This engine needs a thorough cleaning
I have a 1968 Oldsmobile that has been sorely neglected over the years and the engine is full of sludge and sediment. It is so bad that the lifters are clattering and collapsing. I have been advised that if I put a quart of automatic transmission fluid in with each oil change that it will clean it out over time. It sounds too good to be true. What’s your opinion?
That suggestion is not as nutty as it sounds, but I wouldn’t try it. I have also observed old-school mechanics putting kerosene in an engine in place of oil and running it for half an hour to clean it, but I don’t recommend that either. The transmission fluid does have a lot of detergent in it, but it is not intended for use in engines, and I don’t think it would be capable of doing much.
Kerosene is too light to provide adequate lubrication for old engine bearings, and it may dislodge grit that could score and damage them. You could break gobs of sludge loose too, and clog up the small oil galleries feeding the bearings and lifters.
Those engine cleaning shortcuts sound very tempting when you consider the alternative, but I would not trust such an approach for an engine that is as clogged up as yours is. If it were my car I would pull the engine, and then disassemble it and clean the block and other components with solvent.

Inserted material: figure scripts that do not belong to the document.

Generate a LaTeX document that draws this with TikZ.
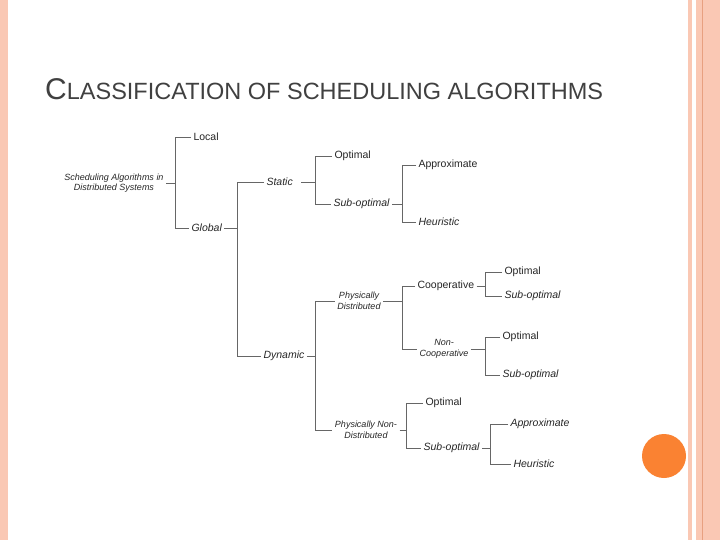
\documentclass[tikz,border=0pt]{standalone}
\usepackage{fontspec}
\setmainfont{Liberation Sans}
\definecolor{pale}{HTML}{FAC8B4}
\definecolor{pdark}{HTML}{E8A080}
\definecolor{dot}{HTML}{FA8232}
\definecolor{ln}{HTML}{666666}
\begin{document}
\begin{tikzpicture}[x=1pt,y=-1pt,
  lab/.style={inner sep=0pt,outer sep=2.5pt,font=\fontsize{10.5}{11}\selectfont,text=black!85,align=center},
  it/.style={lab,font=\fontsize{10.5}{11}\selectfont\itshape},
  sm/.style={lab,font=\fontsize{9}{10.5}\selectfont\itshape},
  br/.style={draw=ln,line width=0.8pt}]
\useasboundingbox (0,0) rectangle (720,540);
\fill[white] (0,0) rectangle (720,540);
\fill[pale] (0,0) rectangle (8,540);
\fill[pale] (688,0) rectangle (692,540);
\fill[pale] (696,0) rectangle (720,540);
\draw[pdark,line width=0.8pt] (702,0) -- (702,540);
\fill[dot] (664,456) circle (22);
\node[anchor=base west,inner sep=0pt,text=black!75] (title) at (45,100)
  {\fontsize{30}{32}\selectfont C\fontsize{23.5}{26}\selectfont LASSIFICATION OF SCHEDULING ALGORITHMS};
% branch x positions
\coordinate (v1) at (175,0);
\coordinate (v2) at (237,0);
\coordinate (v3) at (315,0);
\coordinate (v4) at (402,0);
\coordinate (v5) at (485,0);
\coordinate (v6) at (406,0);
\coordinate (v7) at (490,0);
% nodes
\node[sm] (root) at (114,183) {Scheduling Algorithms in\\Distributed Systems};
\node[lab,anchor=west] (local) at (191,137) {Local};
\node[it,anchor=west] (global) at (189,228) {Global};
\node[it,anchor=west] (static) at (264,182) {Static};
\node[lab,anchor=west] (sopt) at (332,156) {Optimal};
\node[it,anchor=west] (ssub) at (331,204) {Sub-optimal};
\node[lab,anchor=west] (sapp) at (416,165) {Approximate};
\node[it,anchor=west] (sheu) at (416,222) {Heuristic};
\node[it,anchor=west] (dyn) at (261,356) {Dynamic};
\node[sm] (pd) at (359,301) {Physically\\Distributed};
\node[sm] (pnd) at (366,430) {Physically Non-\\Distributed};
\node[lab,anchor=west] (coop) at (415,286) {Cooperative};
\node[sm] (ncoop) at (444,349) {Non-\\Cooperative};
\node[lab,anchor=west] (copt) at (502,272) {Optimal};
\node[it,anchor=west] (csub) at (502,296) {Sub-optimal};
\node[lab,anchor=west] (nopt) at (500,337) {Optimal};
\node[it,anchor=west] (nsub) at (500,375) {Sub-optimal};
\node[lab,anchor=west] (popt) at (423,403) {Optimal};
\node[it,anchor=west] (psub) at (421,448) {Sub-optimal};
\node[it,anchor=west] (papp) at (508,424) {Approximate};
\node[it,anchor=west] (pheu) at (511,464) {Heuristic};
% connectors
\draw[br] (root.east) -- (root.east -| v1);
\draw[br] (local.west) -- (local.west -| v1) |- (global.west);
\draw[br] (global.east) -- (global.east -| v2);
\draw[br] (static.west) -- (static.west -| v2) |- (dyn.west);
\draw[br] (static.east) ++(6,0) -- (static.east -| v3);
\draw[br] (sopt.west) -- (sopt.west -| v3) |- (ssub.west);
\draw[br] (ssub.east) -- (ssub.east -| v4);
\draw[br] (sapp.west) -- (sapp.west -| v4) |- (sheu.west);
\draw[br] (dyn.east) -- (dyn.east -| v3);
\draw[br] (pd.west) -- (pd.west -| v3) |- (pnd.west);
\draw[br] (pd.east) -- (pd.east -| v4);
\draw[br] (coop.west) -- (coop.west -| v4) |- (ncoop.west);
\draw[br] (coop.east) -- (coop.east -| v5);
\draw[br] (copt.west) -- (copt.west -| v5) |- (csub.west);
\draw[br] (ncoop.east) -- (ncoop.east -| v5);
\draw[br] (nopt.west) -- (nopt.west -| v5) |- (nsub.west);
\draw[br] (pnd.east) -- (pnd.east -| v6);
\draw[br] (popt.west) -- (popt.west -| v6) |- (psub.west);
\draw[br] (psub.east) -- (psub.east -| v7);
\draw[br] (papp.west) -- (papp.west -| v7) |- (pheu.west);
\end{tikzpicture}
\end{document}
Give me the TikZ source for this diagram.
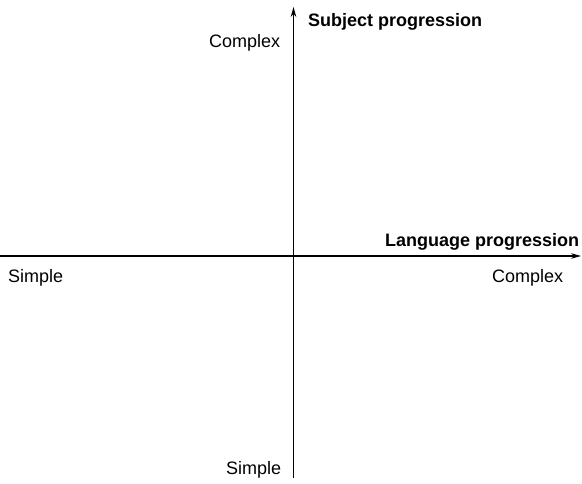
\documentclass[tikz,border=0pt]{standalone}
\usepackage{fontspec}
\setmainfont{Liberation Sans}
\usetikzlibrary{arrows.meta}
\begin{document}
\begin{tikzpicture}[x=1pt,y=-1pt,
  axis/.style={line width=1.1pt,-{Stealth[length=10pt,width=5.5pt]}},
  lbl/.style={anchor=base west,inner sep=0pt,font=\fontsize{18}{21}\selectfont},
  blbl/.style={lbl,font=\fontsize{18}{21}\selectfont\bfseries}]
\useasboundingbox (0,0) rectangle (582,483);
\coordinate (hstart) at (0,256);
\coordinate (hend) at (581,256);
\coordinate (vstart) at (293.5,478);
\coordinate (vend) at (293.5,7);
\draw[axis] (hstart) -- (hend);
\draw[axis] (vstart) -- (vend);
\node[lbl] (ctop) at (209,47) {Complex};
\node[blbl] (subj) at (308,26) {Subject progression};
\node[blbl] (lang) at (385,246) {Language progression};
\node[lbl] (sleft) at (8,282) {Simple};
\node[lbl] (cright) at (492,282) {Complex};
\node[lbl] (sbot) at (226,474) {Simple};
\end{tikzpicture}
\end{document}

In fact, if it were really dirty I would have the block hot-tanked. I would then take a rifle bore cleaning kit and clean out all of the little oil galleries in the block and crankshaft. Dip the swabs in lacquer thinner or other solvent, and swab out these orifices until the swabs come out white.
Also, while you have the engine stripped down I would check everything for wear, and overhaul re-machine or replace any worn-out parts. I would then replace all the gaskets and seals and paint the engine while it is out of the car. I realize that what I am suggesting sounds a bit over the top, but a truly dirty, neglected, sludge-filled engine will not get adequate oil pressure to the bearings and lifters, will run poorly, and will let you down sooner or later.
I know this sounds extreme, but if anyone out there in Auto Restorer Land knows of a better, less-invasive way to clean out an engine properly, please relay it to us here at tkade@luminamedia. com.
Chances are that engine could use some work inside anyway, because all that sludge is a sure indicator of a long period of neglect and problems.